Ama günümüzde dans filmi denince, bütün bu filmlerden ayrılan, sinema sanatıyla dans sanatını bambaşka bir biçimde buluşturan filmler anlaşılıyor: Sayısal teknolojiyle birlikte sinema sanatının ulaştığı yaratma olanakları, ekran için dans tasarlamanın da önünü açmış. Artık, kendine özgü bir dili ve anlatımı olan, dansı sinemasal öğelerle bütünleyen ayrı bir sanat dalından söz ediliyor. Bu çağdaş birliktelikte, dans, sinemanın olanaklarını kullanarak sahnedeki/ mekandaki -devinim, ritim, yerçekimi, vb- sınırlarını aşabiliyor: Böylece ekranda izlediğimiz dans, dansla ilgili düşüncelerimizle hayallerimizi aşan bir görsellikle çıkıyor karşımıza.

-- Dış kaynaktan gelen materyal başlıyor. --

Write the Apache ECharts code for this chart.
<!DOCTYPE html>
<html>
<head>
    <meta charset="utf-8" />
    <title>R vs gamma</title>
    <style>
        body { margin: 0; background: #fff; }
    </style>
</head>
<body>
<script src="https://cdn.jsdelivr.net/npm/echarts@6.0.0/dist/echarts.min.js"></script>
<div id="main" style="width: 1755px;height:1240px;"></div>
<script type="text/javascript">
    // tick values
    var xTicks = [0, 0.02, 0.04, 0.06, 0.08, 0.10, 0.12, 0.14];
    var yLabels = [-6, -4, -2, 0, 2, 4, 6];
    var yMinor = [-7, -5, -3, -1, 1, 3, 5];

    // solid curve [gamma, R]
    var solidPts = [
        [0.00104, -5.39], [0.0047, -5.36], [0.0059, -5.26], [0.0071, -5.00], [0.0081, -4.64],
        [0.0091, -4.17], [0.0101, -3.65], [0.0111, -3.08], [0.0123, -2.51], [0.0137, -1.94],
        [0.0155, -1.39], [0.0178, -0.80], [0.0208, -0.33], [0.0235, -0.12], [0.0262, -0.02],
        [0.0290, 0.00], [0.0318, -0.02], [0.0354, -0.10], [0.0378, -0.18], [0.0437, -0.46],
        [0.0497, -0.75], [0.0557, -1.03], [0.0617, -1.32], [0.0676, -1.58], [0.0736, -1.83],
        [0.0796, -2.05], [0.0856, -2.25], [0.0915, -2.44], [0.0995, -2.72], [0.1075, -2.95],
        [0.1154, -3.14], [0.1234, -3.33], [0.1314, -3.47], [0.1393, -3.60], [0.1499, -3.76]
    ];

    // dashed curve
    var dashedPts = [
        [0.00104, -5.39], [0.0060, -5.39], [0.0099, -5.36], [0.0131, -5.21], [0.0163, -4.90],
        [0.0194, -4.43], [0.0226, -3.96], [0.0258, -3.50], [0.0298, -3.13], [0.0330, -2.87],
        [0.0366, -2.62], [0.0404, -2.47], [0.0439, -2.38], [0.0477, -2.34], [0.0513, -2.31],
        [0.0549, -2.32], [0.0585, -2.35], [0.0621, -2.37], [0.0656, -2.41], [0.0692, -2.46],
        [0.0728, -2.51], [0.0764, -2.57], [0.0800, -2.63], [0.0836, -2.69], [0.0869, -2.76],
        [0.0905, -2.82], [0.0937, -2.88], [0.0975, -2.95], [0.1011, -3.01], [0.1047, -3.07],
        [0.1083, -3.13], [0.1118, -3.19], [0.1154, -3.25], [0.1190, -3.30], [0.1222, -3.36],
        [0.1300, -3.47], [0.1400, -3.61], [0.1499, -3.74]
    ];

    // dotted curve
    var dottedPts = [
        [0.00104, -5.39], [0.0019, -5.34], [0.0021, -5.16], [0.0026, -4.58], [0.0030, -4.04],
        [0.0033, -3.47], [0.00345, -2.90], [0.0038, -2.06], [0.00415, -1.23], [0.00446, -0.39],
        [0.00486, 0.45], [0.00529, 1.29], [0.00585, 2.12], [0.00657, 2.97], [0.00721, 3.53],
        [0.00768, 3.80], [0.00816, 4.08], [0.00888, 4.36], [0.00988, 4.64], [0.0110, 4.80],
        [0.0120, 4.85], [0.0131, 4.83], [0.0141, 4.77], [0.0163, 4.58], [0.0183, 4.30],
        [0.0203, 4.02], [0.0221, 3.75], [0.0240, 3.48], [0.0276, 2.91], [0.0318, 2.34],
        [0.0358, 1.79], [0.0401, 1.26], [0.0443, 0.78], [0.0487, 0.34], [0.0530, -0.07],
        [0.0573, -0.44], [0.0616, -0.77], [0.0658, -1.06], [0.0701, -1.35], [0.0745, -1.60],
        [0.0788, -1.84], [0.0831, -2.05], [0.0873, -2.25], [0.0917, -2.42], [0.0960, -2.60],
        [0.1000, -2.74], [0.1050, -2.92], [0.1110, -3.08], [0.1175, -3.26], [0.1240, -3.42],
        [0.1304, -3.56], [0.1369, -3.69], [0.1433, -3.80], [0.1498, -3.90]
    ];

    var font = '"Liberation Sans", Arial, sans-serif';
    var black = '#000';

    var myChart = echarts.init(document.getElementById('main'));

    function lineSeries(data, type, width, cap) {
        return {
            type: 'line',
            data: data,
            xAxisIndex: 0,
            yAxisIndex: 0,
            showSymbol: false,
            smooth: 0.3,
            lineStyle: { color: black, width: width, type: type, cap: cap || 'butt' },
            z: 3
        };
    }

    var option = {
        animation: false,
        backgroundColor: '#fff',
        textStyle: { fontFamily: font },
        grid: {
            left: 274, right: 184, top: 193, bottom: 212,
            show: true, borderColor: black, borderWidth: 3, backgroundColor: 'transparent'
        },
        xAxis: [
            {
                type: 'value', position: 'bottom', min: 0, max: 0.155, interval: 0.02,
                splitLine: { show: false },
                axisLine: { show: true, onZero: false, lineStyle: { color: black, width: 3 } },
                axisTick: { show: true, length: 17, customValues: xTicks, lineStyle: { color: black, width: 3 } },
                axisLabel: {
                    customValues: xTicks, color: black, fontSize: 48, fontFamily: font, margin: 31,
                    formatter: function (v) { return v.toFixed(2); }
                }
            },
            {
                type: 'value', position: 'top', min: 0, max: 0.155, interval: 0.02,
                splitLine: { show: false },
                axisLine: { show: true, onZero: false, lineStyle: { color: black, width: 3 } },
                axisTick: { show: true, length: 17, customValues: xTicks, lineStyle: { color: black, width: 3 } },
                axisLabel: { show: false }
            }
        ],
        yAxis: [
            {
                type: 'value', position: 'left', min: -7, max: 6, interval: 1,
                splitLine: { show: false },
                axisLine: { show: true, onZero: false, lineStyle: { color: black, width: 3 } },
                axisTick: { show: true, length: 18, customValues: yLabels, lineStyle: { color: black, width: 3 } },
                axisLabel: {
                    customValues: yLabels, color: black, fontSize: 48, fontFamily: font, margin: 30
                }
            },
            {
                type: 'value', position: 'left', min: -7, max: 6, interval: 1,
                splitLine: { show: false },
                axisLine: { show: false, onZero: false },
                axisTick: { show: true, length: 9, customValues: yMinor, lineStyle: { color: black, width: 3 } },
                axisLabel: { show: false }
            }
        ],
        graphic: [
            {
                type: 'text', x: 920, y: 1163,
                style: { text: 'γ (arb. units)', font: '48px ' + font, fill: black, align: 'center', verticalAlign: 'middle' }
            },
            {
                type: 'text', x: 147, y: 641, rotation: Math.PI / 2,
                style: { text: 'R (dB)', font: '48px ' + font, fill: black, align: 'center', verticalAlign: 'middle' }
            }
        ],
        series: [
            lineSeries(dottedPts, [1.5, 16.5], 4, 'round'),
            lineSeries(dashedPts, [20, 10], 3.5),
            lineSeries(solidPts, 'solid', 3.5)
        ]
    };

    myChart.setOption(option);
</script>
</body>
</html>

10-15 yıldır ABD’nin pek çok yerinde, Meksika’da, çeşitli Avrupa ülkelerinde çağdaş dans filmi festivalleri düzenleniyor. Dansçılarla sinemacıları bir araya getirmeyi, birlikte üretmelerini özendiren festivaller bunlar… Avrupa’daki festivallerin en eski, en etkililerinden biri, Amsterdam’da düzenlenen Cinedans…

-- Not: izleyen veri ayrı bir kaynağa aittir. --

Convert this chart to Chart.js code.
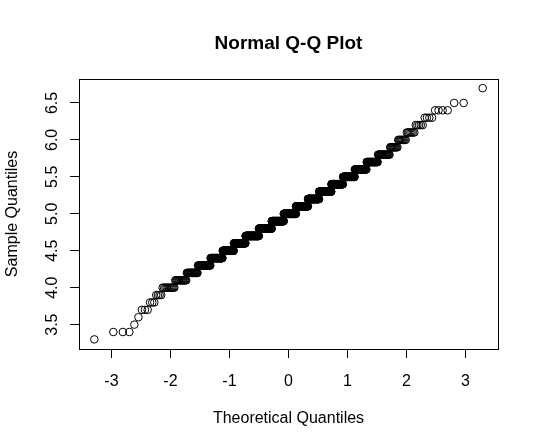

Cinedans, bu yıl ilk kez gerçekleşen SinemaDansAnkara 2014- Dans Film Festivali’yle işbirliği yaptı. Böylece, -Goethe Enstitisü ve Hollanda Büyükelçiliği’nin de desteğiyle- Ankara baharını renklendiren festivaller arasına yeni bir festival katılmış oldu. 2013 ve 2014’te Amsterdam’da gösterilen 100 kadar film, 2-8 Mayıs tarihlerinde Ankaralı izleyicilerle buluştu. Festival, film gösterimiyle de sınırlı kalmadı: konferanslar, söyleşiler, Osman Ürper’in dans fotoğrafları sergisi , Ankara üniversitelerinin ilgili bölümlerinde eğitim gören öğrencilerin katıldığı dans filmi yapım atölyeleri ile yankıları uzun sürecek bir Festival doğdu.

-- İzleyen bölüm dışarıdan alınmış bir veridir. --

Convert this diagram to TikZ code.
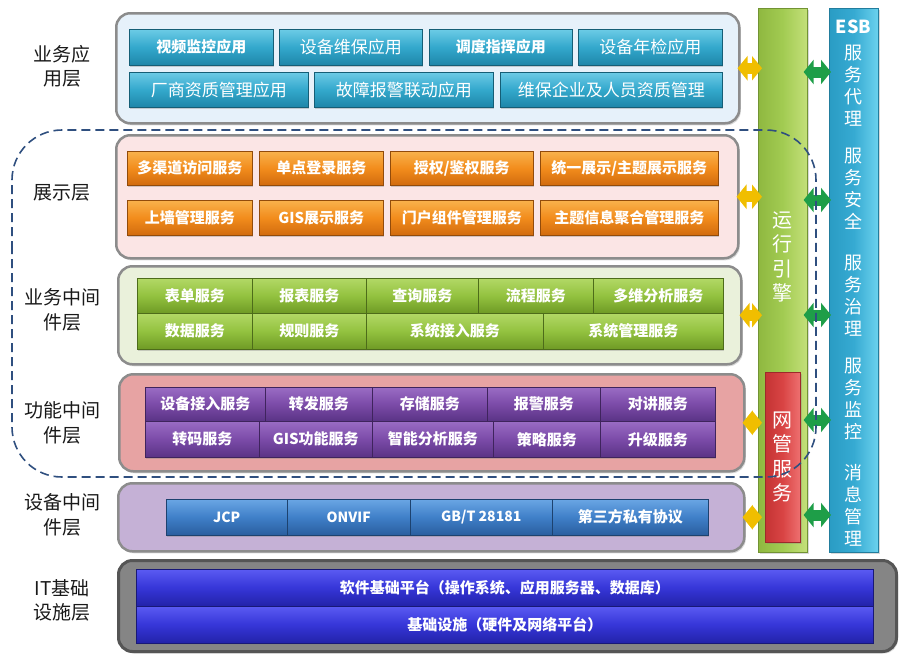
\documentclass[tikz,border=0pt]{standalone}
\usepackage{fontspec}
\setmainfont{Noto Sans CJK SC}
\usetikzlibrary{arrows.meta,shadows}
\definecolor{cyanT}{HTML}{6CCBE6}\definecolor{cyanM}{HTML}{33A8CC}\definecolor{cyanB}{HTML}{1E86A8}
\definecolor{orgT}{HTML}{F9B24C}\definecolor{orgM}{HTML}{F28C1C}\definecolor{orgB}{HTML}{D16B0E}
\definecolor{grnT}{HTML}{B2D866}\definecolor{grnM}{HTML}{93C23F}\definecolor{grnB}{HTML}{6E9A25}
\definecolor{purT}{HTML}{9A6CC4}\definecolor{purM}{HTML}{7B4BA8}\definecolor{purB}{HTML}{5A3385}
\definecolor{bluT}{HTML}{6AA6E4}\definecolor{bluM}{HTML}{3F7FC8}\definecolor{bluB}{HTML}{2A5E9E}
\definecolor{indT}{HTML}{5A5AF2}\definecolor{indM}{HTML}{3636D8}\definecolor{indB}{HTML}{2222A8}
\definecolor{fillA}{HTML}{E6F1FA}\definecolor{fillB}{HTML}{FBE5E5}\definecolor{fillC}{HTML}{EAF1DB}
\definecolor{fillD}{HTML}{E7A3A3}\definecolor{fillE}{HTML}{C5B1D6}\definecolor{fillF}{HTML}{858585}
\definecolor{laygray}{HTML}{8C8C8C}\definecolor{laydark}{HTML}{555555}
\definecolor{engL}{HTML}{8FB840}\definecolor{engM}{HTML}{A2CB52}\definecolor{engR}{HTML}{C4E07A}
\definecolor{nmL}{HTML}{C43434}\definecolor{nmM}{HTML}{D94444}\definecolor{nmR}{HTML}{EE7070}
\definecolor{esbL}{HTML}{2A9CC4}\definecolor{esbM}{HTML}{36AAD2}\definecolor{esbR}{HTML}{6CD2EE}
\definecolor{ygold}{HTML}{F0BE00}\definecolor{garrow}{HTML}{1E9E48}\definecolor{dashc}{HTML}{2F4F7F}
\newcommand\mkb[7]{\node[#1, minimum width={#5-#3}, minimum height={#6-#4}, anchor=north west] (#2) at (#3,#4) {#7};}
\newcommand\bfbtn{\fontsize{15}{18}\selectfont\bfseries}
\newcommand\rgbtn{\fontsize{17}{20}\selectfont}
\begin{document}
\begin{tikzpicture}[x=1pt,y=-1pt,
  btn/.style={draw=#1B!70!black, line width=0.5pt, top color=#1T, bottom color=#1B, middle color=#1M,
    text=white, inner sep=0pt, font=\bfbtn, drop shadow={opacity=0.35,shadow xshift=1pt,shadow yshift=-1.5pt}},
  layer/.style={rounded corners=14pt, draw=laygray, line width=2.5pt, fill=#1,
    drop shadow={opacity=0.3,shadow xshift=1.5pt,shadow yshift=-2pt}},
  col/.style={draw=#1L!80!black, line width=0.6pt, left color=#1L, right color=#1R, middle color=#1M, inner sep=0pt,
    drop shadow={opacity=0.3,shadow xshift=1.5pt,shadow yshift=-2pt}},
  lab/.style={align=center, font=\fontsize{19}{24.5}\selectfont, text=black!90, inner sep=0pt},
  coltext/.style={align=center, text=white, inner sep=0pt, font=\fontsize{20}{24.5}\selectfont},
  esbtext/.style={align=center, text=white, inner sep=0pt, font=\fontsize{18}{22}\selectfont},
  yarr/.style={draw=ygold, line width=11pt, {Triangle[width=24pt,length=10pt]}-{Triangle[width=24pt,length=10pt]}, shorten <=-3pt, shorten >=-4pt},
  garr/.style={draw=garrow, line width=11pt, {Triangle[width=24pt,length=10pt]}-{Triangle[width=24pt,length=10pt]}, shorten <=-4pt, shorten >=-2pt},
  dashline/.style={draw=dashc, line width=1.6pt, dash pattern=on 9pt off 5pt, rounded corners=50pt}
]
\useasboundingbox (0,0) rectangle (907,659);
% layer boxes
\mkb{layer=fillA}{L1}{115}{12}{738}{122}{}
\mkb{layer=fillB}{L2}{115}{134}{737}{257}{}
\mkb{layer=fillC}{L3}{117}{265}{740}{363}{}
\mkb{layer=fillD}{L4}{118}{373}{743}{470}{}
\mkb{layer=fillE}{L5}{117}{482}{743}{550}{}
\mkb{layer=fillF, draw=laydark, line width=3pt}{L6}{117}{559}{895}{650}{}
% columns
\mkb{col=eng}{eng}{758}{8}{807}{552}{}
\mkb{col=nm}{nm}{765}{372}{800}{542}{}
\mkb{col=esb}{esb}{829}{8}{878}{552}{}
% layer labels
\node[lab] (lab1) at (62,66.5) {业务应\\用层};
\node[lab] (lab2) at (62,193) {展示层};
\node[lab] (lab3) at (62,310) {业务中间\\件层};
\node[lab] (lab4) at (62,423) {功能中间\\件层};
\node[lab] (lab5) at (62,515) {设备中间\\件层};
\node[lab] (lab6) at (62,600.5) {IT基础\\设施层};
% layer 1
\mkb{btn=cyan}{a1}{129}{29}{273}{65}{视频监控应用}
\mkb{btn=cyan, font=\rgbtn}{a2}{279}{29}{422}{65}{设备维保应用}
\mkb{btn=cyan}{a3}{429}{29}{572}{65}{调度指挥应用}
\mkb{btn=cyan, font=\rgbtn}{a4}{578}{29}{722}{65}{设备年检应用}
\mkb{btn=cyan, font=\rgbtn}{a5}{129}{72}{308}{107}{厂商资质管理应用}
\mkb{btn=cyan, font=\rgbtn}{a6}{314}{72}{493}{107}{故障报警联动应用}
\mkb{btn=cyan, font=\rgbtn}{a7}{500}{72}{722}{107}{维保企业及人员资质管理}
% layer 2
\mkb{btn=org}{b1}{127}{151}{252}{185}{多渠道访问服务}
\mkb{btn=org}{b2}{259}{151}{383}{185}{单点登录服务}
\mkb{btn=org}{b3}{390}{151}{533}{185}{授权/鉴权服务}
\mkb{btn=org}{b4}{540}{151}{718}{185}{统一展示/主题展示服务}
\mkb{btn=org}{b5}{127}{200}{252}{235}{上墙管理服务}
\mkb{btn=org}{b6}{259}{200}{383}{235}{GIS展示服务}
\mkb{btn=org}{b7}{390}{200}{533}{235}{门户组件管理服务}
\mkb{btn=org}{b8}{540}{200}{718}{235}{主题信息聚合管理服务}
% layer 3
\mkb{btn=grn}{c1}{137}{278}{252}{313}{表单服务}
\mkb{btn=grn}{c2}{252}{278}{366}{313}{报表服务}
\mkb{btn=grn}{c3}{366}{278}{478}{313}{查询服务}
\mkb{btn=grn}{c4}{478}{278}{593}{313}{流程服务}
\mkb{btn=grn}{c5}{593}{278}{723}{313}{多维分析服务}
\mkb{btn=grn}{c6}{137}{313}{252}{349}{数据服务}
\mkb{btn=grn}{c7}{252}{313}{366}{349}{规则服务}
\mkb{btn=grn}{c8}{366}{313}{543}{349}{系统接入服务}
\mkb{btn=grn}{c9}{543}{313}{723}{349}{系统管理服务}
% layer 4
\mkb{btn=pur}{d1}{145}{387}{265}{421}{设备接入服务}
\mkb{btn=pur}{d2}{265}{387}{372}{421}{转发服务}
\mkb{btn=pur}{d3}{372}{387}{487}{421}{存储服务}
\mkb{btn=pur}{d4}{487}{387}{600}{421}{报警服务}
\mkb{btn=pur}{d5}{600}{387}{715}{421}{对讲服务}
\mkb{btn=pur}{d6}{145}{421}{259}{457}{转码服务}
\mkb{btn=pur}{d7}{259}{421}{372}{457}{GIS功能服务}
\mkb{btn=pur}{d8}{372}{421}{493}{457}{智能分析服务}
\mkb{btn=pur}{d9}{493}{421}{600}{457}{策略服务}
\mkb{btn=pur}{d10}{600}{421}{715}{457}{升级服务}
% layer 5
\mkb{btn=blu, font=\fontsize{14}{17}\selectfont\bfseries}{e1}{166}{499}{287}{535}{JCP}
\mkb{btn=blu, font=\fontsize{14}{17}\selectfont\bfseries}{e2}{287}{499}{410}{535}{ONVIF}
\mkb{btn=blu, font=\fontsize{14}{17}\selectfont\bfseries}{e3}{410}{499}{552}{535}{GB/T 28181}
\mkb{btn=blu}{e4}{552}{499}{708}{535}{第三方私有协议}
% IT layer
\mkb{btn=ind}{f1}{136}{569}{873}{606}{软件基础平台（操作系统、应用服务器、数据库）}
\mkb{btn=ind}{f2}{136}{606}{873}{643}{基础设施（硬件及网络平台）}
% column texts
\node[coltext] (engt) at (782.5,257) {运\\行\\引\\擎};
\node[coltext] (nmt) at (782.5,457) {网\\管\\服\\务};
\node[esbtext, font=\fontsize{18}{22}\selectfont\bfseries] (esbt) at (853.5,27) {ESB};
\node[esbtext] (s1) at (853.5,85.5) {服\\务\\代\\理};
\node[esbtext] (s2) at (853.5,189) {服\\务\\安\\全};
\node[esbtext] (s3) at (853.5,295.5) {服\\务\\治\\理};
\node[esbtext] (s4) at (853.5,399) {服\\务\\监\\控};
\node[esbtext] (s5) at (853.5,505.5) {消\\息\\管\\理};
% yellow arrows
\draw[yarr] (L1.east) -- (L1.east -| eng.west);
\draw[yarr] (L2.east) -- (L2.east -| eng.west);
\draw[yarr] (L3.east) -- (L3.east -| eng.west);
\draw[yarr] (L4.east) -- (L4.east -| eng.west);
\draw[yarr] (L5.east) -- (L5.east -| eng.west);
% green arrows
\draw[garr] (eng.east |- 0,72) -- (esb.west |- 0,72);
\draw[garr] (eng.east |- 0,200) -- (esb.west |- 0,200);
\draw[garr] (eng.east |- 0,315) -- (esb.west |- 0,315);
\draw[garr] (eng.east |- 0,420) -- (esb.west |- 0,420);
\draw[garr] (eng.east |- 0,515) -- (esb.west |- 0,515);
% dashed region
\draw[dashline] (12,300) -- (12,130) -- (816,130) -- (816,477) -- (12,477) -- cycle;
\end{tikzpicture}
\end{document}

Festival’de gösterilen filmlerden, 2013 Cinedans Jüri Özel Ödülü’nü alan Boris Seewald’ın Momentum filmiyle sözü noktalayayım:
Bir delikanlı boş duvarın önünde anlatıyor: “Hiç dans bilmezdim, o yüzden hiç dans etmezdim. Herkesin dans ettiği bir partide elime bir cips aldım, öyle mi ağzıma atsam böyle mi diye hareketler yaparken kendimi dans eder buldum. Öylesine kaptırmıştım ki, herkes beni izlemeye başladı” diyerek dans etmeye başlıyor. Daha sonra hiç dans bilmeyen annesinin de içinden gelen hareketleri yaparak dansa başladığını söylüyor. Anne oğulun özgürce dans ettiğini görüyoruz. Delikanlı, dansın kişiyi özgürleştirdiğini, kişinin kendini tanımasını sağladığını, dans ederken başkalarının ne düşündüğünü önemsemeyi bıraktığını anlatıyor. Dansta uyumun -kafayla bedenin, birlikte dans edenlerin uyumunun- gerekli olduğunu söylüyor. Ve filmden “Herkes dans edebilir” iletisi ulaşıyor izleyenlere…
Öyleyse, haydi kıpırdanın; engellerinizi unutun, ellerinizi, kollarınızı, ayaklarınızı, bacaklarınızı, bedeninizi, istediğiniz gibi oynatın; kendinizi özgür bırakın! Yaşasın dans! Yaşasın özgürlük!